Management also said it expects higher-priced-tiered communities in Northern California to support margins in the second half of the year, with some communities carrying average selling prices of $1.2 million or more.

Operationally, KB Home said its BTO cycle time improved: build time is now 108 days, down from 139 days a year ago. Management also pointed to an 8% reduction in total direct construction costs per unit, and said a deeper pipeline of sold homes not yet started can improve trade scheduling and pricing.

“It also gives our trade partners visibility,” President and CEO Rob McGibney said. “Most of the markets that we’re operating in right now, we’re seeing starts are down pretty significantly year over year, and there are trade partners that are hungry for work.”

McGibney also said reducing spec starts can help limit margin erosion on the remaining spec inventory in select communities.

“In communities where we’ve only got a handful of inventory, and we’re primarily selling BTO, there’s a little bit less of a reduction in the margin on those inventory sales,” he said.

The strategy isn’t risk-free

KB Home’s decision to pull back on spec starts signals a willingness to trade market share and near-term deliveries for margin structure and operating consistency.

“This will result in a temporary trough in deliveries for the first half of the year,” McGibney said. “We have intentionally slowed our inventory starts. It is a purposeful reset that positions us to be a stronger, more predictable company in the second half of the year and beyond.”

The near-term effect is straightforward: fewer homes started as specs today can mean fewer closings in coming quarters. That pressure is already reflected in the company’s lower-volume outlook.

The other risk is demand elasticity. A BTO-heavy approach assumes buyers remain willing to wait for customization – even as affordability remains strained and consumer confidence is uneven.

Allinson said the transition may be painful but strategically timed given valuation levels.

“With the equity already trading below book value, we believe now is as good a time as any to make this temporarily painful transition back to the company’s core BTO operating model,” he wrote, adding that competitive discounting on specs remains a threat.

“The risk is that unrelenting competitor spec discounting captures share, given consumers’ perceived value, limiting KBH’s ability to fully capture the historical BTO/spec margin differential over the near-term,” he wrote.

Middle East conflict adds another layer of uncertainty

Executives said the conflict involving Iran has added volatility that could weigh on buyer sentiment, and potentially on costs, primarily through higher oil prices.

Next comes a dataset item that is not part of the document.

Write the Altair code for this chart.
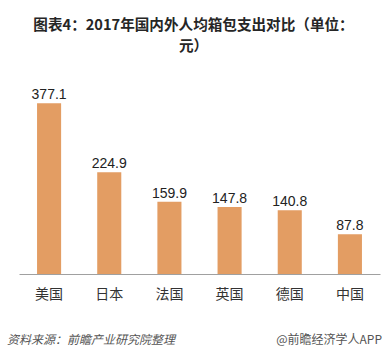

McGibney said the company saw better momentum in January and February, but noted softer demand in March.

“The last couple of weeks of March have been a little softer than we would have liked,” he said. “This conflict in the Middle East … there’s clearly some near-term pressure on the consumer psyche from that.”

He also said the cost impact is unclear but flagged oil-linked inputs as a risk.

“With oil prices being higher, certainly that can bleed into land development and vertical construction,” McGibney said. “A lot of the products that go into a home, there’s petroleum that’s involved in those products at some point. There are potential cost increases there.”

Key takeaways for builders and housing investors

  • KB Home is prioritizing margin structure over volume in the first half of 2026. The pullback in spec starts is intended to rebuild backlog and stabilize delivery cadence, but it likely keeps pressure on closings and revenue near term.
  • The BTO pivot is an operational strategy as much as a sales strategy. Shorter cycle times and a deeper sold-not-started pipeline can strengthen trade leverage — particularly if starts remain down across markets.
  • Competitive spec discounting is a near-term threat. If rivals keep leaning on incentives and quick-move-in inventory, KB Home may have to choose between protecting BTO margin and protecting absorption.
  • Macro volatility is a wildcard. If oil-linked costs rise or consumer confidence weakens further, the path to second-half margin improvement could narrow.